Bir iki enteresan şey daha var biyografisinde. Babası subaymış. Belli ki alt rütbeden emekli olmuş. Yoksa muhtemelen vurgulardı. Bir Muhsin Batur değil yani. Ankaralılar bilir, öyle sevimsiz bir emekli tipi var burada. Apartman yöneticisi filan oluyorlar. Bina girişlerinde cama büyük puntolarla otopark kurallarına uyalım, çocuklar asansörleri pisletiyor gibi notlar asıyorlar. Diğer enteresan detaysa, biyografisinde Aksu Bora’nın kocası diye bir not var. Nedense? Aksu Bora da işte efendim feministmiş, Hacettepe’de çalışıyormuş, Gülten Akın’ın kızıymış filan.

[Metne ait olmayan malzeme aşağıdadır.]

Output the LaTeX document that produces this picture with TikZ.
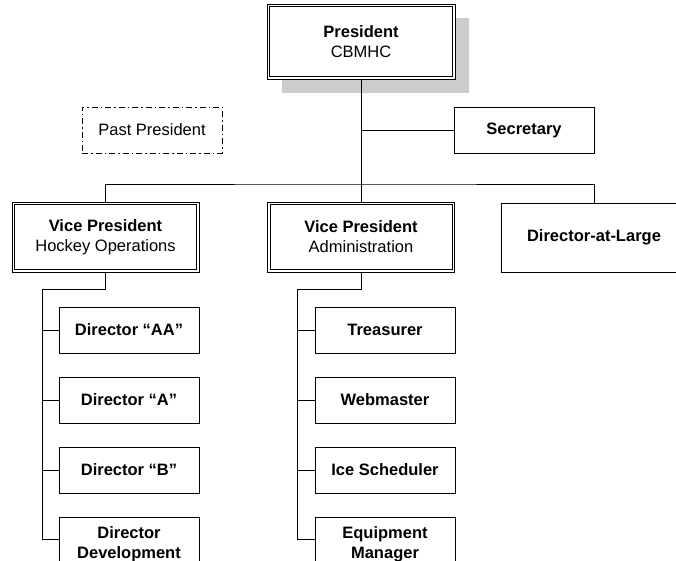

Karısı Hacettepe’de çalışıyor, babası emekli subay, kendisi de Osman Kavala’nın elemanı sivil bir muhalif liberal solcu. 35 yıldır Kavala’nın yanında çalışıyor adam. İstikrarlı valla. Bu subay çocuğu; F16 modernizasyonlarını da içine alan NATO projeleri müteahhidi, aynı zamanda terör örgütleriyle açıkça içli dışlı olan Kavala gibi savaş endüstrisinin büyük oyuncularının yanında çalışan bir insan neden dolandırıcı gibi sivil edebiyatı yapar hiç anlamam. Halbuki ayıp da değil. İnsan babasını ve patronunu seçemiyor. Aklımda yanlış kalmadıysa öyle bir şey vardı. Yok muydu? Neyse.

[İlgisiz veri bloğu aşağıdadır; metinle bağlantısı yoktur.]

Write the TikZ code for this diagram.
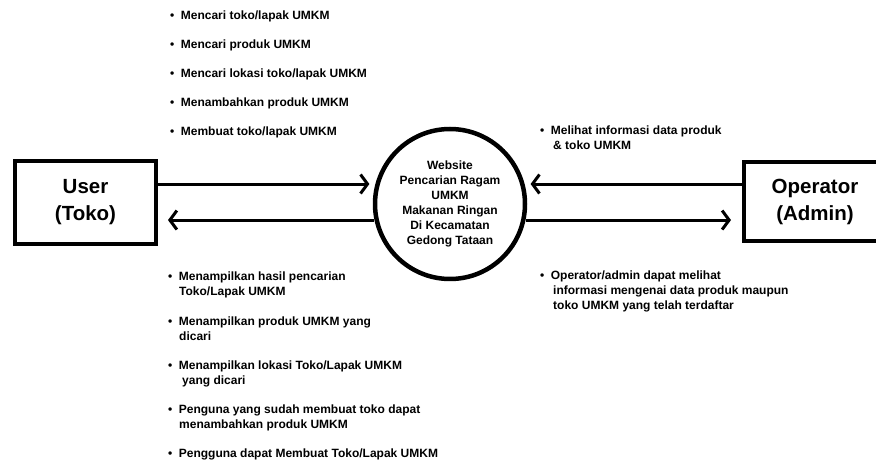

Murat Belge niye var acaba diye sorduğumda biyografisine, ailesine, babasına, eniştesine filan göz atınca anlamıştım. Tanıl Bora niye var sorusunun ise cevabını bulamadım. Gayet silik bir biyografisi var. Ailesi de belli ki mütevazı bir aile. Şair, hikayeci, ressam, yönetmen hadi heykeltraş olsun başka bir numarası var da ona hürmeten adamdan sayıyorlar desen değil. Editör desen, ben işe almazdım mesela, hiç anlamıyor. Gazeteci desen kariyeri, patlak spor yazıları ve sıkıcı kabız bir üslupla zar zor kotarılmış yazılardan ibaret. Yok yani gazeteci olarak da öyle birisi yok.

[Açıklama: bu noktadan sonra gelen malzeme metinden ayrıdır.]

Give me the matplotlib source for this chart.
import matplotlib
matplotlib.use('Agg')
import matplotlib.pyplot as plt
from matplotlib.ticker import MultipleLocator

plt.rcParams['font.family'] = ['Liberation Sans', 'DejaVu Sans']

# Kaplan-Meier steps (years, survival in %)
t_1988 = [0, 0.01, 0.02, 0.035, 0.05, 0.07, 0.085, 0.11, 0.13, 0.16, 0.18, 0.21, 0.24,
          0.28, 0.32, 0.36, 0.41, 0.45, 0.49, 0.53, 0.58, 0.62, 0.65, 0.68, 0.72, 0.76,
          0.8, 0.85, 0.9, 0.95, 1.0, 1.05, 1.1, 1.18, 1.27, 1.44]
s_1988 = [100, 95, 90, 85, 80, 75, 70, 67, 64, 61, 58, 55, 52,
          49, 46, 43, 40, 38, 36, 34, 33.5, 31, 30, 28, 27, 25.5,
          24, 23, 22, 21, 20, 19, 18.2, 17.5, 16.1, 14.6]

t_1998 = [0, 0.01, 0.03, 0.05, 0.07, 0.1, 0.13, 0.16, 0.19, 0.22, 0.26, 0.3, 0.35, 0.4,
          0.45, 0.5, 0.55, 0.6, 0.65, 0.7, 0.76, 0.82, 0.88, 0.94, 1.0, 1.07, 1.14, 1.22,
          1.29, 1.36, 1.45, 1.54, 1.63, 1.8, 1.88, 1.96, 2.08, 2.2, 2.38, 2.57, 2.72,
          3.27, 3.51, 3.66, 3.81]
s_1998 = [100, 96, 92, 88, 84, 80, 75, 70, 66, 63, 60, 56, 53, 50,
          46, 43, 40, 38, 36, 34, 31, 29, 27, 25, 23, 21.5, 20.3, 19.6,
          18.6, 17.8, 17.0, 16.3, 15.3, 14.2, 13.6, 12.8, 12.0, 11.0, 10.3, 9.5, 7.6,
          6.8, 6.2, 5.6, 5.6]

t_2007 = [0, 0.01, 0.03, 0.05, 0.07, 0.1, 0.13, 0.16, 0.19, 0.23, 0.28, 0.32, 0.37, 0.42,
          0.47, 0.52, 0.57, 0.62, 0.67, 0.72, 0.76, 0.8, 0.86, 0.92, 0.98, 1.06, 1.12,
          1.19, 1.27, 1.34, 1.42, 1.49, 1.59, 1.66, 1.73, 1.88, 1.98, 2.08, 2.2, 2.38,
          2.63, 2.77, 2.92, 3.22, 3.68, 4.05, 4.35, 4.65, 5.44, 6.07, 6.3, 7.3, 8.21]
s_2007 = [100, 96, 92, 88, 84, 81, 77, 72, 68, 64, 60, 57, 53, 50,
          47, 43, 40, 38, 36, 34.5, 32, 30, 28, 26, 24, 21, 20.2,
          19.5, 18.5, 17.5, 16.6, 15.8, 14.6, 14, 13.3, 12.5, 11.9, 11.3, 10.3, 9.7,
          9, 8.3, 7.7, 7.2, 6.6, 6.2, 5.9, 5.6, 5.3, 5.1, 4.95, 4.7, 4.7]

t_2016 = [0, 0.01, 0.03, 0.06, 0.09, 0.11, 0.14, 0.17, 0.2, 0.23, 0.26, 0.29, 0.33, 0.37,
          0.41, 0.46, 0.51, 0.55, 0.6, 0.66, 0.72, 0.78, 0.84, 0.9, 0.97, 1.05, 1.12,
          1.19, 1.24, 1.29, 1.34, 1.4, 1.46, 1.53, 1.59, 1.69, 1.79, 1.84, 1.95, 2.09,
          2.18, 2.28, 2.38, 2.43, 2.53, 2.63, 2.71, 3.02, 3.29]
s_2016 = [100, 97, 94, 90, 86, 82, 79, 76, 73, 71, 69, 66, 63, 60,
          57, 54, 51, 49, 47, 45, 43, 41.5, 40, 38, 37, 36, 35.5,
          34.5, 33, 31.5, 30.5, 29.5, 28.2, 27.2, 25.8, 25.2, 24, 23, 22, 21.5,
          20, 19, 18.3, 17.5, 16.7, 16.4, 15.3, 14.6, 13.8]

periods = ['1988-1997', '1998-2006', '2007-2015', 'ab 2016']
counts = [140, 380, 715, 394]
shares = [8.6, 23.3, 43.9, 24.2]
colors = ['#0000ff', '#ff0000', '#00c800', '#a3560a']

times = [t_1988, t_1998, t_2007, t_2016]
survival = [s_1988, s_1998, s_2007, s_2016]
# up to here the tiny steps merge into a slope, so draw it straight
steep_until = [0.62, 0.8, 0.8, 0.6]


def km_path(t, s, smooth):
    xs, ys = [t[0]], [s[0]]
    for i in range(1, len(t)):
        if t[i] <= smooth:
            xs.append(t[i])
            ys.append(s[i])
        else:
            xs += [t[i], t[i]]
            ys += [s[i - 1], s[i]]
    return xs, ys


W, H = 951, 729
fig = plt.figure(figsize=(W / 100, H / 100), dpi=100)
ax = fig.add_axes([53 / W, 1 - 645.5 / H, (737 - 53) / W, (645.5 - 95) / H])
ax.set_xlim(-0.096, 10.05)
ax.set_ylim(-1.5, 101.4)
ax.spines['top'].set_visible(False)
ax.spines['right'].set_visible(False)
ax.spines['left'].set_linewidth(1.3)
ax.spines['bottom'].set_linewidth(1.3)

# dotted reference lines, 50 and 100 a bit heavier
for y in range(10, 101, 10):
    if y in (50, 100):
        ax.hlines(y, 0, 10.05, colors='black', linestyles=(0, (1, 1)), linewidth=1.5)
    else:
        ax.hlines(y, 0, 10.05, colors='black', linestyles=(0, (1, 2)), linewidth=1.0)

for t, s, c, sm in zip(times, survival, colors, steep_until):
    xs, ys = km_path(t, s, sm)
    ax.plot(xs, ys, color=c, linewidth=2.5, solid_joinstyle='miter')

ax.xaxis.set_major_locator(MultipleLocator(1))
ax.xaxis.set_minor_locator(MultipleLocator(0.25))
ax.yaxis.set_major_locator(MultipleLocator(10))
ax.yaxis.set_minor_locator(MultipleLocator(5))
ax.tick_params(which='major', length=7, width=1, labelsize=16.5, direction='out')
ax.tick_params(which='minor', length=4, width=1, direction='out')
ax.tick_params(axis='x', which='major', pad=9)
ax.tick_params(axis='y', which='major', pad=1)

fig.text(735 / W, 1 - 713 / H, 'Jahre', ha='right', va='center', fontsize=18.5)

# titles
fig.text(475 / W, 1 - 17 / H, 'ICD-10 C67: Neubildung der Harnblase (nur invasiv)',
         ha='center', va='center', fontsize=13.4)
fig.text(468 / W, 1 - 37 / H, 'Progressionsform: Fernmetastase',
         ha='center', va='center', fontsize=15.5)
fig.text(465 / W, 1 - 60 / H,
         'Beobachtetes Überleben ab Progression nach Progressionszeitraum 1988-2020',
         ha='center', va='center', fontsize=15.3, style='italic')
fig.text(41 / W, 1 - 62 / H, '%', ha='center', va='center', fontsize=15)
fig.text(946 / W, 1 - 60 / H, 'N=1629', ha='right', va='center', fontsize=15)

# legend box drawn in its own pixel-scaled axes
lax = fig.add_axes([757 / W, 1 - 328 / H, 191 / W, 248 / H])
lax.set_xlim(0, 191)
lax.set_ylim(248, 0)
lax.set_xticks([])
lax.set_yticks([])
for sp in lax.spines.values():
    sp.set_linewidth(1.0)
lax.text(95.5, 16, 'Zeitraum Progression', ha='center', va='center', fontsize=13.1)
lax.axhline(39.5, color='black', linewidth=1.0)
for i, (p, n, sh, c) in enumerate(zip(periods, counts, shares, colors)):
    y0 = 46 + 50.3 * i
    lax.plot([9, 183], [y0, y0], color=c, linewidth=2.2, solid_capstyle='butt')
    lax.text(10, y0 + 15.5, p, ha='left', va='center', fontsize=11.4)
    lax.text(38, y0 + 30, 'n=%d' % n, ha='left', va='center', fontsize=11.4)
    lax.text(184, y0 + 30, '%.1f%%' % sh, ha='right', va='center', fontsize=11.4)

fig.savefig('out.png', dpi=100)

Arada milliyetçilik üzerine yazdıklarını ciddiye alanlar olmuş diye bir göz atayım dedim, aman. Ne Türklük mevzuuna girebilmiş ne din. Bakmayın hem milliyetçilik hem itikat meselelerinde kocaman laflar ediyor göründüğüne. Şöyle yazdıklarına göz gezdiren herhangi bir lise mezununun teslim edeceği gibi Ziya Gökalp’ı, Namık Kemal’i, Hilmi Ziya’yı, Erol Güngör’ü, Köprülü’yü bile ya okumamış ya anlamamış artık. Türklükle, tarihle, kültürle, dille ilgili orijinal tek bir cümle kurmaz mı insan? Yok. Ayrıca mesela Mutezile’yle Mürcie’yi birbirinden ayırabilirse şuraya yazıyorum. Sözümü geri alırım. Uzattım.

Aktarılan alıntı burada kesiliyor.